How to Calculate Working Capital

When it comes to the daily operations of your business, it is a good idea to know how to calculate your circulating or working capital. This can help you see what you can use to expand your business, boost morale or more. To calculate how much circulating capital you have, you will want to subtract your current liabilities from your current assets. So, it is a good idea to know what each of these terms means.

Circulating Capital

Circulating capital is the amount of liquidity your business has in the short term. This is what you have on hand to cover emergencies or expansions without getting into trouble when your utility bill comes due. For instance, if you have a grand on hand right now and your current liabilities are five hundred dollars, then your working or circulating capital is five hundred dollars. You can use this towards future expansion, stocking up on supplies for big orders or even a pizza night for your employees, all without putting your bills in trouble.

Current Assets

The current assets portion of your working capital equation refers to your cash, inventory and accounts receivables.
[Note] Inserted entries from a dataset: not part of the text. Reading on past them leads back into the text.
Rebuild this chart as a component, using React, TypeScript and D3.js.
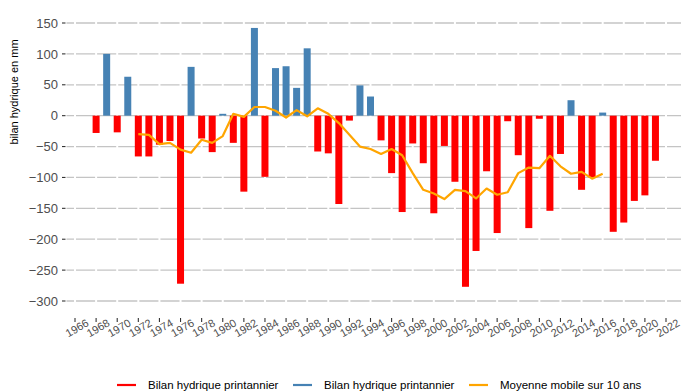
import React from "react";
import * as d3 from "d3";

const years: number[] = d3.range(1968, 2022);
const values: number[] = [
  -28, 100, -27, 63, -66, -66, -47, -41, -272, 79,
  -37, -59, 3, -44, -123, 142, -99, 77, 80, 45,
  109, -58, -61, -143, -8, 49, 31, -40, -93, -156,
  -45, -77, -158, -49, -107, -277, -219, -90, -190, -9,
  -64, -182, -5, -154, -62, 25, -120, -100, 5, -188,
  -173, -138, -129, -73,
];
const maYears: number[] = d3.range(1972, 2017);
const maValues: number[] = [
  -30, -31, -46, -44, -55, -60, -39, -44, -33, 3,
  -2, 14, 14, 8, -3, 9, -1, 12, 3, -12,
  -31, -50, -54, -62, -54, -64, -93, -120, -126, -135,
  -120, -122, -134, -118, -128, -124, -93, -84, -85, -65,
  -82, -94, -91, -102, -94,
];
const yTicks: number[] = [150, 100, 50, 0, -50, -100, -150, -200, -250, -300];
const xTicks: number[] = d3.range(1966, 2023, 2);
const legendLabels: string[] = [
  "Bilan hydrique printannier",
  "Bilan hydrique printannier",
  "Moyenne mobile sur 10 ans",
];
const legendColors: string[] = ["#ff0000", "#4682b4", "#ffa500"];

const W = 681;
const H = 392;
const panelLeft = 66.5;
const panelRight = 681;
const panelTop = 8;
const panelBottom = 314;

export default function App() {
  const x = d3.scaleLinear().domain([1966, 2022]).range([75, 666]);
  const y = d3.scaleLinear().domain([-300, 150]).range([301, 23]);
  const barW = 7;
  const line = d3
    .line<number>()
    .x((_, i) => x(maYears[i]))
    .y((d) => y(d));
  const font = "'Liberation Sans', Arial, Helvetica, sans-serif";
  const legendX = [117, 293, 469];

  return (
    <svg
      width={W}
      height={H}
      style={{ position: "absolute", left: 0, top: 0, display: "block", background: "#fff" }}
      fontFamily={font}
    >
      {yTicks.map((t) => (
        <line
          key={"g" + t}
          x1={panelLeft}
          x2={panelRight}
          y1={y(t)}
          y2={y(t)}
          stroke="#c4c4c4"
          strokeWidth={1.3}
        />
      ))}
      {xTicks.map((t) => (
        <line
          key={"v" + t}
          x1={x(t)}
          x2={x(t)}
          y1={panelTop}
          y2={panelBottom}
          stroke="#fff"
          strokeWidth={2}
        />
      ))}
      {values.map((v, i) => (
        <rect
          key={"b" + years[i]}
          x={x(years[i]) - barW / 2}
          y={Math.min(y(v), y(0))}
          width={barW}
          height={Math.abs(y(v) - y(0))}
          fill={v < 0 ? "#ff0000" : "#4682b4"}
        />
      ))}
      <path d={line(maValues) || ""} fill="none" stroke="#ffa500" strokeWidth={2.2} strokeLinejoin="round" />
      {yTicks.map((t) => (
        <g key={"yt" + t}>
          <line x1={62} x2={65.5} y1={y(t)} y2={y(t)} stroke="#333" strokeWidth={1.1} />
          <text
            x={58}
            y={y(t)}
            dy="0.36em"
            textAnchor="end"
            fontSize={13}
            fill="#4d4d4d"
          >
            {t < 0 ? "\u2212" + Math.abs(t) : String(t)}
          </text>
        </g>
      ))}
      {xTicks.map((t) => (
        <g key={"xt" + t}>
          <line x1={x(t)} x2={x(t)} y1={318} y2={322} stroke="#333" strokeWidth={1.1} />
          <text
            transform={`translate(${x(t) + 2},${328}) rotate(-30)`}
            textAnchor="middle"
            dy="0.35em"
            fontSize={11}
            fill="#4d4d4d"
          >
            {t}
          </text>
        </g>
      ))}
      <text
        transform={`translate(18,${92}) rotate(-90)`}
        textAnchor="middle"
        fontSize={11}
        fill="#000"
      >
        bilan hydrique en mm
      </text>
      {legendLabels.map((l, i) => (
        <g key={"lg" + i}>
          <line
            x1={legendX[i]}
            x2={legendX[i] + 19}
            y1={385}
            y2={385}
            stroke={legendColors[i]}
            strokeWidth={2.2}
          />
          <text x={legendX[i] + 31} y={385} dy="0.36em" fontSize={11.5} fill="#000">
            {l}
          </text>
        </g>
      ))}
    </svg>
  );
}
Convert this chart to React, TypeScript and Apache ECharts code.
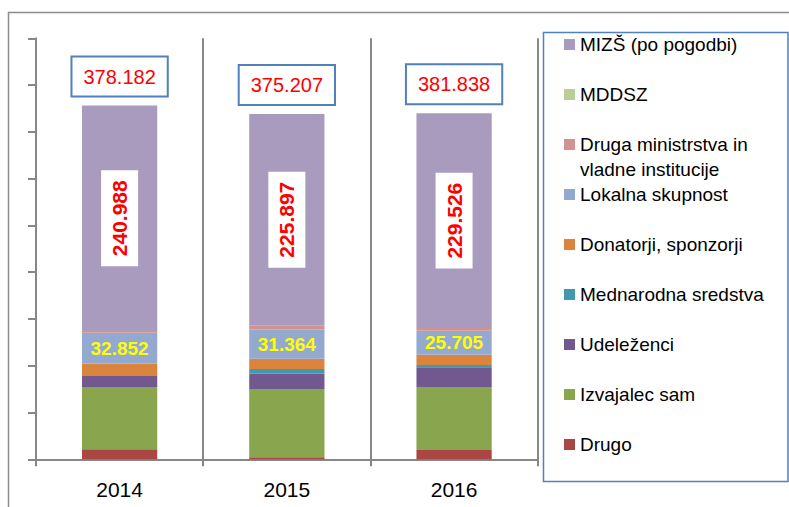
import React, { useEffect, useRef } from "react";
import * as echarts from "echarts";

const categories = ["2014", "2015", "2016"];
const drugo = [10.7, 2.1, 10];
const izvajalec = [66.6, 73, 67.3];
const udelezenci = [11.8, 16.4, 21];
const mednarodna = [0, 5, 2.5];
const donatorji = [13.2, 11, 11];
const lokalna = [32.852, 31.364, 25.705];
const druga = [2, 4.3, 2.8];
const mddsz = [0, 0, 0];
const mizs = [240.988, 225.897, 229.526];
const totals = [378.182, 375.207, 381.838];

const FONT = "Liberation Sans";
const GRAY = "#878787";
const DRUGA_NAME = "Druga ministrstva in vladne institucije";

export default function App() {
  const ref = useRef<HTMLDivElement>(null);
  useEffect(() => {
    if (!ref.current) return;
    const chart = echarts.init(ref.current, undefined, { renderer: "svg" });
    const mk = (name: string, data: number[], color: string, extra: any = {}) => ({
      name,
      type: "bar",
      stack: "s",
      data,
      barWidth: "45%",
      itemStyle: { color },
      ...extra,
    });
    const fmt = (v: number) => v.toFixed(3);
    chart.setOption({
      animation: false,
      textStyle: { fontFamily: FONT },
      grid: { left: 36, top: 38.3, width: 501.7, height: 421 },
      xAxis: {
        type: "category",
        data: categories,
        axisLine: { show: true, lineStyle: { color: GRAY, width: 2 } },
        axisTick: { show: true, length: 7, lineStyle: { color: GRAY, width: 2 } },
        splitLine: { show: true, lineStyle: { color: GRAY, width: 2 } },
        axisLabel: { color: "#000", fontSize: 21, margin: 20, fontFamily: FONT },
      },
      yAxis: {
        type: "value",
        min: 0,
        max: 450,
        interval: 50,
        axisLine: { show: true, lineStyle: { color: GRAY, width: 2 } },
        axisTick: { show: true, length: 8, lineStyle: { color: GRAY, width: 2 } },
        axisLabel: { show: false },
        splitLine: { show: false },
      },
      legend: {
        orient: "vertical",
        left: 564,
        top: 35,
        padding: 0,
        itemWidth: 11,
        itemHeight: 11,
        itemGap: 31,
        icon: "rect",
        textStyle: { fontSize: 19, color: "#000", fontFamily: FONT },
        data: [
          "MIZŠ (po pogodbi)",
          "MDDSZ",
          DRUGA_NAME,
          "Lokalna skupnost",
          "Donatorji, sponzorji",
          "Mednarodna sredstva",
          "Udeleženci",
          "Izvajalec sam",
          "Drugo",
        ],
        formatter: (name: string) => (name === DRUGA_NAME ? "Druga ministrstva in" : name),
      },
      graphic: [
        {
          type: "rect",
          z: -10,
          silent: true,
          shape: { x: 8.5, y: 12.5, width: 900, height: 600 },
          style: { fill: "none", stroke: "#8c8c8c", lineWidth: 1.5 },
        },
        {
          type: "rect",
          z: -5,
          silent: true,
          shape: { x: 543.5, y: 32.5, width: 244.5, height: 449 },
          style: { fill: "#fff", stroke: "#4F81BD", lineWidth: 1.5 },
        },
        {
          type: "text",
          silent: true,
          x: 580,
          y: 169.5,
          style: {
            text: "vladne institucije",
            fontSize: 19,
            fontFamily: FONT,
            fill: "#000",
            verticalAlign: "middle",
            align: "left",
          },
        },
      ],
      series: [
        mk("Drugo", drugo, "#AA4643"),
        mk("Izvajalec sam", izvajalec, "#89A54E"),
        mk("Udeleženci", udelezenci, "#71588F"),
        mk("Mednarodna sredstva", mednarodna, "#4198AF"),
        mk("Donatorji, sponzorji", donatorji, "#DB843D"),
        mk("Lokalna skupnost", lokalna, "#93A9CF", {
          label: {
            show: true,
            position: "inside",
            formatter: (p: any) => fmt(p.value),
            color: "#FFFF00",
            fontWeight: "bold",
            fontSize: 19,
            fontFamily: FONT,
          },
        }),
        mk(DRUGA_NAME, druga, "#D19392"),
        mk("MDDSZ", mddsz, "#B9CD96"),
        mk("MIZŠ (po pogodbi)", mizs, "#A99BBD", {
          label: {
            show: true,
            position: "inside",
            rotate: 90,
            formatter: (p: any) => fmt(p.value),
            color: "#FF0000",
            fontWeight: "bold",
            fontSize: 21,
            fontFamily: FONT,
            backgroundColor: "#fff",
            padding: [8, 10, 8, 10],
          },
        }),
        {
          name: "Skupaj",
          type: "bar",
          stack: "s",
          barWidth: "45%",
          data: totals.map(() => 0),
          itemStyle: { color: "transparent" },
          label: {
            show: true,
            position: "top",
            distance: 10,
            formatter: (p: any) => fmt(totals[p.dataIndex]),
            color: "#FF0000",
            fontSize: 20,
            fontFamily: FONT,
            backgroundColor: "#fff",
            borderColor: "#4F81BD",
            borderWidth: 2,
            padding: [9, 11, 9, 11],
          },
        },
      ],
    });
    return () => chart.dispose();
  }, []);
  return (
    <div
      ref={ref}
      style={{ position: "absolute", left: 0, top: 0, width: 789, height: 507 }}
    />
  );
}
It can also include any marketable securities and anything else that can easily be converted into cash within a year. This does not mean that you have to convert everything to cash immediately to get circulating capital, just that it could be done if you needed to.

Current Liabilities

Just like current assets are what you can turn into cash in the next year, liabilities are payments that you will have to make in the next year. This includes accounts payable, rent, taxes, and other expenses. It is not necessarily a bad thing to have a negative circulating capital amount, especially if it means that your products are selling just as fast as you can stock them. It is a good idea, however, to reduce your liabilities as much as possible to try and turn around negative cash flow and save for future growth.

Working capital is the amount you could have in cash within a year after you have converted all your assets and paid off all your liabilities. You can do this math without converting anything to cash, however, and it is a good benchmark of how well your business is performing. Positive cash flow means that you can save and grow in the future while a negative one can pinpoint areas for improvement moving forward.